STATED TASK: Take the data that follows and retype it word for word.

DATA:
——————
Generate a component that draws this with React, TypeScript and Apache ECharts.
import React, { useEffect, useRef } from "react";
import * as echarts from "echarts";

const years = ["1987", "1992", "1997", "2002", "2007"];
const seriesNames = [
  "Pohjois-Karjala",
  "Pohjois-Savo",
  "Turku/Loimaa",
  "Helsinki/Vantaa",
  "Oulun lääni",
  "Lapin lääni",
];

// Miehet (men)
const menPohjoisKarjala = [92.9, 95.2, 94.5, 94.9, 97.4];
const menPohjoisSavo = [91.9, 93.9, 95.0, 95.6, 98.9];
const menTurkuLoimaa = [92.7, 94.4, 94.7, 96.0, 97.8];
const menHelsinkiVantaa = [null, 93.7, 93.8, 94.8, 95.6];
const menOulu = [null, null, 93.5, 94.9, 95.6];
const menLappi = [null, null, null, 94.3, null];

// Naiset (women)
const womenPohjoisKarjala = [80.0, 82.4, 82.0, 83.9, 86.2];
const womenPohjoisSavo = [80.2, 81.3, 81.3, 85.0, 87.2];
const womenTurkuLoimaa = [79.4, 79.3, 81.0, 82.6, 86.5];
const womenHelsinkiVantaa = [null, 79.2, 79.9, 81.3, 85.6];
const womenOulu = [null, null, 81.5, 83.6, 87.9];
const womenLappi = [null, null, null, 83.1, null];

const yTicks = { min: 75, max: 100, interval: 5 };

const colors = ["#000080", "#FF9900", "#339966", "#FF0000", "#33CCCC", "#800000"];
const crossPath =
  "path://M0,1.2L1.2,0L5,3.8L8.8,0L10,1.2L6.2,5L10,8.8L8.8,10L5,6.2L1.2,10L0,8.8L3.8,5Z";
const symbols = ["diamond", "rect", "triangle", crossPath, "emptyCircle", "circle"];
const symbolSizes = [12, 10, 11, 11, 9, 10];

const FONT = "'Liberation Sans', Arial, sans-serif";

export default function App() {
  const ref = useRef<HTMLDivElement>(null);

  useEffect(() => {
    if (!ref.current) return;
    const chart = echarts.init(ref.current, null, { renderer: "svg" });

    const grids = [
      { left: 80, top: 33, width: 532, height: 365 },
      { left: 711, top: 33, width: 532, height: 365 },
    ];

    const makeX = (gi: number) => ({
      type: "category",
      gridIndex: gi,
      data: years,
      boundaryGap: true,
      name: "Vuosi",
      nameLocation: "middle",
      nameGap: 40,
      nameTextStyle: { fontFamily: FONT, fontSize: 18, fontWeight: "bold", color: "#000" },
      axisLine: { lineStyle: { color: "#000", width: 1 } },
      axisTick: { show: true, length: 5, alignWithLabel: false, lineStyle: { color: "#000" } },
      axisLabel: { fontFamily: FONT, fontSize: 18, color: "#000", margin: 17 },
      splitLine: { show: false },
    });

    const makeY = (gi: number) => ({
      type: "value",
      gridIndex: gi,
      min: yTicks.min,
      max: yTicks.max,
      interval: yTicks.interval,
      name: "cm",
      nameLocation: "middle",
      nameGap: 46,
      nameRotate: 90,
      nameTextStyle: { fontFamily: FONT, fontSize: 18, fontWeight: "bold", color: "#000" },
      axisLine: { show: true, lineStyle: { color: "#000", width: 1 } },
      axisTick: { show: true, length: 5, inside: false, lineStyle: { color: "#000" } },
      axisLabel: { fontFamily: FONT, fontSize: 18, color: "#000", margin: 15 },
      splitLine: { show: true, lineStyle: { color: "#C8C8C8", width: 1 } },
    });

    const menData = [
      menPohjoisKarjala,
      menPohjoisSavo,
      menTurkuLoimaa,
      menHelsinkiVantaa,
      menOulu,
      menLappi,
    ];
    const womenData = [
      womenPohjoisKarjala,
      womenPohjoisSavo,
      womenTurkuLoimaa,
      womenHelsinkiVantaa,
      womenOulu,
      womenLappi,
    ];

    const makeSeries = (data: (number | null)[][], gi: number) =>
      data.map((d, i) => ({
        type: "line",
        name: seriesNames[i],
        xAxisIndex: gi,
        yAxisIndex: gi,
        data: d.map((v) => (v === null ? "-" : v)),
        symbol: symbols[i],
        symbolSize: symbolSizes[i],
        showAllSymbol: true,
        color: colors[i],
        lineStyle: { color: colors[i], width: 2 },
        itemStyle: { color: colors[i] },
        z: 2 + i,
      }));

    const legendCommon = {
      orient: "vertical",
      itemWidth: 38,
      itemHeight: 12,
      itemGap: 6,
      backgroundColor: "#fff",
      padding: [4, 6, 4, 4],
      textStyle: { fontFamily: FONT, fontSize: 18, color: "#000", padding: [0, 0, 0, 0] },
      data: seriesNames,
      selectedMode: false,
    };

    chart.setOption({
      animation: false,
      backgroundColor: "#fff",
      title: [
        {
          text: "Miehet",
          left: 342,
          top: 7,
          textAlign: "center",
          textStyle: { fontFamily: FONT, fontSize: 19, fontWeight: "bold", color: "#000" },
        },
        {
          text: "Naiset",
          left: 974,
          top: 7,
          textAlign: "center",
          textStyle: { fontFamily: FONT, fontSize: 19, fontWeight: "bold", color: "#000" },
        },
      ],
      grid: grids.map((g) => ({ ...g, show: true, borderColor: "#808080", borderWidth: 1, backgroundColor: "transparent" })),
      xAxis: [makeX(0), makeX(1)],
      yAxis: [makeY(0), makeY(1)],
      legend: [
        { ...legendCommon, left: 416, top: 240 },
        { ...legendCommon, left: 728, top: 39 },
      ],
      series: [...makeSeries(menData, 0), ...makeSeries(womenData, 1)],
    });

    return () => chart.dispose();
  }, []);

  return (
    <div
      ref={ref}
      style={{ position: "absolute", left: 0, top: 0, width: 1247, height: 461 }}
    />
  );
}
——————
OUTPUT OF THE TASK:
Generate a component that draws this with React, TypeScript and Apache ECharts.
import React, { useEffect, useRef } from "react";
import * as echarts from "echarts";

const years = ["1987", "1992", "1997", "2002", "2007"];
const seriesNames = [
  "Pohjois-Karjala",
  "Pohjois-Savo",
  "Turku/Loimaa",
  "Helsinki/Vantaa",
  "Oulun lääni",
  "Lapin lääni",
];

// Miehet (men)
const menPohjoisKarjala = [92.9, 95.2, 94.5, 94.9, 97.4];
const menPohjoisSavo = [91.9, 93.9, 95.0, 95.6, 98.9];
const menTurkuLoimaa = [92.7, 94.4, 94.7, 96.0, 97.8];
const menHelsinkiVantaa = [null, 93.7, 93.8, 94.8, 95.6];
const menOulu = [null, null, 93.5, 94.9, 95.6];
const menLappi = [null, null, null, 94.3, null];

// Naiset (women)
const womenPohjoisKarjala = [80.0, 82.4, 82.0, 83.9, 86.2];
const womenPohjoisSavo = [80.2, 81.3, 81.3, 85.0, 87.2];
const womenTurkuLoimaa = [79.4, 79.3, 81.0, 82.6, 86.5];
const womenHelsinkiVantaa = [null, 79.2, 79.9, 81.3, 85.6];
const womenOulu = [null, null, 81.5, 83.6, 87.9];
const womenLappi = [null, null, null, 83.1, null];

const yTicks = { min: 75, max: 100, interval: 5 };

const colors = ["#000080", "#FF9900", "#339966", "#FF0000", "#33CCCC", "#800000"];
const crossPath =
  "path://M0,1.2L1.2,0L5,3.8L8.8,0L10,1.2L6.2,5L10,8.8L8.8,10L5,6.2L1.2,10L0,8.8L3.8,5Z";
const symbols = ["diamond", "rect", "triangle", crossPath, "emptyCircle", "circle"];
const symbolSizes = [12, 10, 11, 11, 9, 10];

const FONT = "'Liberation Sans', Arial, sans-serif";

export default function App() {
  const ref = useRef<HTMLDivElement>(null);

  useEffect(() => {
    if (!ref.current) return;
    const chart = echarts.init(ref.current, null, { renderer: "svg" });

    const grids = [
      { left: 80, top: 33, width: 532, height: 365 },
      { left: 711, top: 33, width: 532, height: 365 },
    ];

    const makeX = (gi: number) => ({
      type: "category",
      gridIndex: gi,
      data: years,
      boundaryGap: true,
      name: "Vuosi",
      nameLocation: "middle",
      nameGap: 40,
      nameTextStyle: { fontFamily: FONT, fontSize: 18, fontWeight: "bold", color: "#000" },
      axisLine: { lineStyle: { color: "#000", width: 1 } },
      axisTick: { show: true, length: 5, alignWithLabel: false, lineStyle: { color: "#000" } },
      axisLabel: { fontFamily: FONT, fontSize: 18, color: "#000", margin: 17 },
      splitLine: { show: false },
    });

    const makeY = (gi: number) => ({
      type: "value",
      gridIndex: gi,
      min: yTicks.min,
      max: yTicks.max,
      interval: yTicks.interval,
      name: "cm",
      nameLocation: "middle",
      nameGap: 46,
      nameRotate: 90,
      nameTextStyle: { fontFamily: FONT, fontSize: 18, fontWeight: "bold", color: "#000" },
      axisLine: { show: true, lineStyle: { color: "#000", width: 1 } },
      axisTick: { show: true, length: 5, inside: false, lineStyle: { color: "#000" } },
      axisLabel: { fontFamily: FONT, fontSize: 18, color: "#000", margin: 15 },
      splitLine: { show: true, lineStyle: { color: "#C8C8C8", width: 1 } },
    });

    const menData = [
      menPohjoisKarjala,
      menPohjoisSavo,
      menTurkuLoimaa,
      menHelsinkiVantaa,
      menOulu,
      menLappi,
    ];
    const womenData = [
      womenPohjoisKarjala,
      womenPohjoisSavo,
      womenTurkuLoimaa,
      womenHelsinkiVantaa,
      womenOulu,
      womenLappi,
    ];

    const makeSeries = (data: (number | null)[][], gi: number) =>
      data.map((d, i) => ({
        type: "line",
        name: seriesNames[i],
        xAxisIndex: gi,
        yAxisIndex: gi,
        data: d.map((v) => (v === null ? "-" : v)),
        symbol: symbols[i],
        symbolSize: symbolSizes[i],
        showAllSymbol: true,
        color: colors[i],
        lineStyle: { color: colors[i], width: 2 },
        itemStyle: { color: colors[i] },
        z: 2 + i,
      }));

    const legendCommon = {
      orient: "vertical",
      itemWidth: 38,
      itemHeight: 12,
      itemGap: 6,
      backgroundColor: "#fff",
      padding: [4, 6, 4, 4],
      textStyle: { fontFamily: FONT, fontSize: 18, color: "#000", padding: [0, 0, 0, 0] },
      data: seriesNames,
      selectedMode: false,
    };

    chart.setOption({
      animation: false,
      backgroundColor: "#fff",
      title: [
        {
          text: "Miehet",
          left: 342,
          top: 7,
          textAlign: "center",
          textStyle: { fontFamily: FONT, fontSize: 19, fontWeight: "bold", color: "#000" },
        },
        {
          text: "Naiset",
          left: 974,
          top: 7,
          textAlign: "center",
          textStyle: { fontFamily: FONT, fontSize: 19, fontWeight: "bold", color: "#000" },
        },
      ],
      grid: grids.map((g) => ({ ...g, show: true, borderColor: "#808080", borderWidth: 1, backgroundColor: "transparent" })),
      xAxis: [makeX(0), makeX(1)],
      yAxis: [makeY(0), makeY(1)],
      legend: [
        { ...legendCommon, left: 416, top: 240 },
        { ...legendCommon, left: 728, top: 39 },
      ],
      series: [...makeSeries(menData, 0), ...makeSeries(womenData, 1)],
    });

    return () => chart.dispose();
  }, []);

  return (
    <div
      ref={ref}
      style={{ position: "absolute", left: 0, top: 0, width: 1247, height: 461 }}
    />
  );
}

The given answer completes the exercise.